Mas eu tinha uns "fieis", que apareciam sempre. Quando eram mais de 10 ou 12, ficávamos, tranquilamente nas salas de aulas, algumas escuras e tristes. Mas, quando eram menos, o que acontecia, com alguma frequência, eu convidava-os para tomar um café, no adjacente bar da Faculdade de Farmácia. Primeiro, tirava as dúvidas sobre a matéria, precisamente como faria na sala de aulas. E, depois, passávamos à análise da situação política. Quase todos eram de esquerda ou de extrema esquerda, enquanto eu era, declaradamente, PPD e Sacarneirista, mas convivemos muito democraticamente!
Confesso que eu já nem me lembrava disto. Mas, há uns 3 anos, na abertura de um seminário em que participei, em Fafe, relembrou-o o Senhor Presidente da Câmara, que foi um desses jovens.

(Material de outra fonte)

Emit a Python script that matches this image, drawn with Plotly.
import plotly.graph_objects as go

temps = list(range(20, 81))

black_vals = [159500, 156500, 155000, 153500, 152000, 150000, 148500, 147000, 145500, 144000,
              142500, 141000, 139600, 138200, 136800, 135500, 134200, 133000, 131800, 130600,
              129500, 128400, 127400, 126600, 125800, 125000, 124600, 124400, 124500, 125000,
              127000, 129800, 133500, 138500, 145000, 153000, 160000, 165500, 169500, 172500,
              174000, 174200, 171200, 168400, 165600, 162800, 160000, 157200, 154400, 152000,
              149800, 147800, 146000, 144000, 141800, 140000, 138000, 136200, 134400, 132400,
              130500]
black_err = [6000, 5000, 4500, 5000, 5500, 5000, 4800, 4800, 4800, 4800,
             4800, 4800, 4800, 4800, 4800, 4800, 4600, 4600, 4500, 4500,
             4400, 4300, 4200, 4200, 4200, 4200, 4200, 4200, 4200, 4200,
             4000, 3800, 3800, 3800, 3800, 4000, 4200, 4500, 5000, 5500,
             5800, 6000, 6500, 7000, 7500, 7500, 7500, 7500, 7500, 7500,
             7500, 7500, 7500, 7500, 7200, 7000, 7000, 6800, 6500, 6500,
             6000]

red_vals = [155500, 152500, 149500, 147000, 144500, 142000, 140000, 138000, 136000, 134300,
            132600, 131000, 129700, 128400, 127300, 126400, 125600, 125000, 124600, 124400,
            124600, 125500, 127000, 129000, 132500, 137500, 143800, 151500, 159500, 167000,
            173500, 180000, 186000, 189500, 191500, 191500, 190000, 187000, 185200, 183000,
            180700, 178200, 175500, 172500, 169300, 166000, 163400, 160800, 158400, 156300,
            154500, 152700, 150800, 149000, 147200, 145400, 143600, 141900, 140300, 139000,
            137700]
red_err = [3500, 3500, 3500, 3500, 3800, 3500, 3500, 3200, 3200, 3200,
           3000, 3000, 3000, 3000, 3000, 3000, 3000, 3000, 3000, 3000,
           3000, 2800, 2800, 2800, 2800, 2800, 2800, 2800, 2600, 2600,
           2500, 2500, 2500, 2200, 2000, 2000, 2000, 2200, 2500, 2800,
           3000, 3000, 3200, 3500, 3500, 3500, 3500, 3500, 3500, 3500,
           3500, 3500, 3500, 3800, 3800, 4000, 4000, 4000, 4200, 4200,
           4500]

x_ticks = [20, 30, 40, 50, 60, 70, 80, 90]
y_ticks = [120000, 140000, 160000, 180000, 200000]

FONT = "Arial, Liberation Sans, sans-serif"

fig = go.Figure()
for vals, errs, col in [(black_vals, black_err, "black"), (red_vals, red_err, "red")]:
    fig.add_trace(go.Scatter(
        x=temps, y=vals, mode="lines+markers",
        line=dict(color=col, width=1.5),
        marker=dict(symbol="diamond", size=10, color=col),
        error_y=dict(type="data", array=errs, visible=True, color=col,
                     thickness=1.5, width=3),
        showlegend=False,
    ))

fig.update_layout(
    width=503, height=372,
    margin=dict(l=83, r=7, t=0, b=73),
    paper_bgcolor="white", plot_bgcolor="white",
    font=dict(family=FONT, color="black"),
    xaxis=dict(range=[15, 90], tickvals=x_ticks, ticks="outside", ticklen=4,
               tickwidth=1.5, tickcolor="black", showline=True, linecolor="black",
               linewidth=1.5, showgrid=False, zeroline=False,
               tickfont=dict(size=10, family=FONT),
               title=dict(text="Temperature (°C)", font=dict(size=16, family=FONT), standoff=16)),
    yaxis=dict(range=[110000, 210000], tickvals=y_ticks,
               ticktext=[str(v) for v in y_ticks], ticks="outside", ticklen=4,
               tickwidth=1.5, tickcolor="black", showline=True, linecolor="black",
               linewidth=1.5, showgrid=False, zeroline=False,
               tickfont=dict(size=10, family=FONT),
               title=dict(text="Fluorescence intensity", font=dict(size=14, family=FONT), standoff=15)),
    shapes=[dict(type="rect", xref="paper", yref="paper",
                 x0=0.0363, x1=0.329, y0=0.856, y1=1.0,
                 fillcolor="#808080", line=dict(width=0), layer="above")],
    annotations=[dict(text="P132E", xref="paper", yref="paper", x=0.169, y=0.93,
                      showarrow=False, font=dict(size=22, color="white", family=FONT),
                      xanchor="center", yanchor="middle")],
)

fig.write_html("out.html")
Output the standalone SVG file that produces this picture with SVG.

Era, de facto, como ele contou, que as coisas se passavam.
Admito que, sem a revolução, eu não pudesse ter organizado aquelas aulas "peripatéticas", num convívio tão saudavel e natural com os meus alunos de grande estimação.
Acho que sempre tive consciência disso. Do que não tive, foi do facto de esse gesto ter sido, mesmo em pleno PREC,visto como tão iconoclasta...

Maria Manuela Aguiar disse...

Com o CATEDIN, o que se passou, obedeceu à mesma lógica de conseguir os melhores resultados pedagógicos pelos meios mais acessíveis e agradáveis para todos.
Quando os alunos voluntários do Porto me pediram para lhes dar "práticas" nos fins de semana, em Coimbra, eu, que gosto de estar em casa, em Espinho, pertinho do Porto, contrapropus dar as aulas "intensivas" no centro da Invicta...
Ideal para eles, ideal para mim!
O Prof. Alarcão não achou mal. O Director da Fac. de Letras, Prof, Oscar Lopes, cedeu-nos instalações.
Foi um sucesso.A solução generalizou-se... Havia muitos outros assitentes, a residir na cidade, ou que se prontificavam a fazer a viagem.E até catedráticos, com o Prof. Mota Pinto a ser o 1º.
Náo fiz nada demais, embora tivesse, efectivamente, dado os primeiros cursos de Coimbra "extra-muros".
Fiz por gosto e fiz de graça, naturalmente.
Quando deixei Coimbra, eles ofereceram-me um belo almoço de despedida. E continuaram, nos anos seguintes, a convidar-me para os seus convívios anuais!